This looks as if index was defined on (f1, f2) ? 
Then the comment doesn't make sense because loose index scan does not support
queries in form:

  select max(key_part1) ... group by key_part2 

It only can handle them when the index is on (f2,f1), but this is
counterintuitive for the reader that is not familiar with the testcase for this
bug.

Please rephrase the comment. Please use key_part1 and key_part2 as column
names.

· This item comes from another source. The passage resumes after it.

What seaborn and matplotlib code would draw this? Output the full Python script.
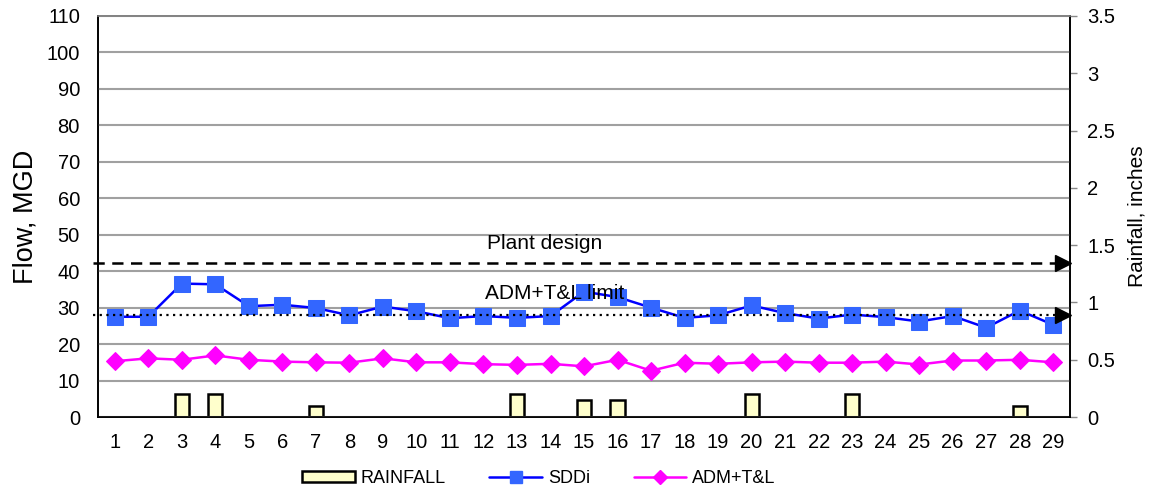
import matplotlib
matplotlib.use("Agg")
import matplotlib.pyplot as plt
import matplotlib.ticker as mticker
from matplotlib.patches import Patch
from matplotlib.lines import Line2D
import seaborn as sns
import pandas as pd

days = list(range(1, 30))
sddi = [27.5, 27.5, 36.6, 36.4, 30.4, 30.8, 29.9, 27.9, 30.3, 29.0,
        27.1, 27.7, 27.2, 27.7, 34.4, 32.9, 30.0, 27.2, 27.9, 30.6,
        28.5, 27.0, 28.1, 27.4, 26.2, 27.7, 24.5, 29.2, 25.3]
adm_tl = [15.3, 16.1, 15.7, 16.9, 15.7, 15.2, 15.0, 14.9, 16.1, 15.0,
          15.0, 14.5, 14.3, 14.6, 13.9, 15.7, 12.7, 14.9, 14.6, 15.0,
          15.2, 14.9, 14.9, 15.2, 14.4, 15.5, 15.5, 15.7, 15.0]
rainfall = [0, 0, 0.2, 0.2, 0, 0, 0.1, 0, 0, 0,
            0, 0, 0.2, 0, 0.15, 0.15, 0, 0, 0, 0.2,
            0, 0, 0.2, 0, 0, 0, 0, 0.1, 0]
plant_design = 42.3
adm_limit = 28.1

df = pd.DataFrame({"day": days, "SDDi": sddi, "ADM+T&L": adm_tl, "RAINFALL": rainfall})

sns.set_style("white")
plt.rcParams["font.family"] = ["Liberation Sans", "DejaVu Sans"]
plt.rcParams["text.color"] = "black"
plt.rcParams["axes.labelcolor"] = "black"
plt.rcParams["xtick.color"] = "black"
plt.rcParams["ytick.color"] = "black"

fig = plt.figure(figsize=(11.59, 4.92), dpi=100)
ax = fig.add_axes([0.0846, 0.1524, 0.8386, 0.8151])
ax2 = ax.twinx()

# rainfall bars on the right axis
sns.barplot(data=df, x="day", y="RAINFALL", native_scale=True, ax=ax2,
            color="#ffffcc", edgecolor="black", linewidth=1.8, width=0.42,
            saturation=1, zorder=2)
ax2.set_ylim(0, 3.5)
ax2.yaxis.set_major_locator(mticker.MultipleLocator(0.5))
ax2.yaxis.set_major_formatter(mticker.FormatStrFormatter("%g"))
ax2.set_ylabel("Rainfall, inches", fontsize=15, labelpad=9)
ax2.tick_params(axis="y", length=5, width=1, color="#888888", labelcolor="black",
                pad=7.5, labelsize=14.5)

# flow lines on the left axis
sns.lineplot(data=df, x="day", y="SDDi", ax=ax, color="#0000ff", lw=1.8,
             marker="s", markersize=11, markerfacecolor="#3366ff",
             markeredgecolor="#3366ff", zorder=4)
sns.lineplot(data=df, x="day", y="ADM+T&L", ax=ax, color="#ff00ff", lw=1.8,
             marker="D", markersize=9, markerfacecolor="#ff00ff",
             markeredgecolor="#ff00ff", zorder=4)

ax.set_xlim(0.5, 29.5)
ax.set_ylim(0, 110)
ax.yaxis.set_major_locator(mticker.MultipleLocator(10))
ax.set_xticks(days)
ax.set_xticklabels([str(d) for d in days])
ax.tick_params(axis="x", length=0, pad=11.5, labelsize=14.5)
ax.tick_params(axis="y", length=0, pad=13, labelsize=14.5)
ax.set_xlabel("")
ax.set_ylabel("Flow, MGD", fontsize=19.5, labelpad=6)
ax.grid(axis="y", color="#a0a0a0", lw=1.5)
ax.set_axisbelow(True)
ax.set_zorder(ax2.get_zorder() + 1)
ax.patch.set_visible(False)

for a in (ax, ax2):
    for s in ("left", "right", "bottom"):
        a.spines[s].set_color("black")
        a.spines[s].set_linewidth(1.2)
    a.spines["top"].set_color("#808080")
    a.spines["top"].set_linewidth(1.2)

# reference lines with arrow heads
x0, x1 = 0.35, 29.5
ax.plot([x0, x1 - 0.2], [plant_design] * 2, color="black", lw=1.8,
        ls=(0, (4.5, 3)), clip_on=False, zorder=5)
ax.plot([x1 - 0.22], [plant_design], marker=">", color="black", ms=11,
        clip_on=False, zorder=5)
ax.plot([x0, x1 - 0.2], [adm_limit] * 2, color="black", lw=1.6,
        ls=(0, (1, 2)), clip_on=False, zorder=5)
ax.plot([x1 - 0.22], [adm_limit], marker=">", color="black", ms=11,
        clip_on=False, zorder=5)
ax.text(13.83, 47.6, "Plant design", ha="center", va="center", fontsize=15, zorder=7)
ax.text(14.13, 33.8, "ADM+T&L limit", ha="center", va="center", fontsize=15, zorder=7)

if ax.get_legend():
    ax.get_legend().remove()
if ax2.get_legend():
    ax2.get_legend().remove()

handles = [
    Patch(facecolor="#ffffcc", edgecolor="black", linewidth=1.8),
    Line2D([], [], color="#0000ff", lw=1.8, marker="s", ms=9,
           markerfacecolor="#3366ff", markeredgecolor="#3366ff"),
    Line2D([], [], color="#ff00ff", lw=1.8, marker="D", ms=7,
           markerfacecolor="#ff00ff", markeredgecolor="#ff00ff"),
]
fig.legend(handles, ["RAINFALL", "SDDi", "ADM+T&L"], loc="center",
           bbox_to_anchor=(0.465, 0.028), ncol=3, frameon=False, fontsize=13,
           handlelength=2.9, handleheight=0.55, columnspacing=2.4, handletextpad=0.35)

fig.savefig("out.png", dpi=100)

Tuple comparisons should look like this (note the braces):

   (a,b) < (c,d)

.

> +
> +      In this case for calculating prefixes with the group by field we take up the
> +      partial ranges involving field f2 those would be
> +             c<= f2 <=c
> +             c<= f2 <=c
> +
> +      So we lookup rows with the same prefix in all such ranges and
> +      then we check for the other part(in this case f1) in ALL the ranges.
> +      So if a record lies in a range, then it would satisfy both the partial
> +      ranges in this case and therefore there would be multiple outputs for
> +      the same row.
> +      For such cases we should calculate the prefix only when we have the next
> +      partial range different from the previous one.
> +    */
> +
> +
> +    if (*save_last_range)
> +    {
> +      if (!key_tuple_cmp(key_part_info, (*save_last_range)->min_key,
> +                        last_range->min_key, prefix_length))
> +      {
> +        last_range=NULL;
> +        continue;
> +      }
> +    }
> +    *save_last_range= last_range;
>      key_range start_key, end_key;
>      last_range->make_min_endpoint(&start_key, prefix_length, keypart_map);
>      last_range->make_max_endpoint(&end_key, prefix_length, keypart_map);
> @@ -13315,7 +13352,7 @@ QUICK_GROUP_MIN_MAX_SELECT(TABLE *table, JOIN *join_arg, bool have_min_arg,
>     seen_first_key(FALSE), doing_key_read(FALSE), min_max_arg_part(min_max_arg_part_arg),
>     key_infix(key_infix_arg), key_infix_len(key_infix_len_arg),
>     min_functions_it(NULL), max_functions_it(NULL),
> -   is_index_scan(is_index_scan_arg)
> +   is_index_scan(is_index_scan_arg), save_last_range(NULL)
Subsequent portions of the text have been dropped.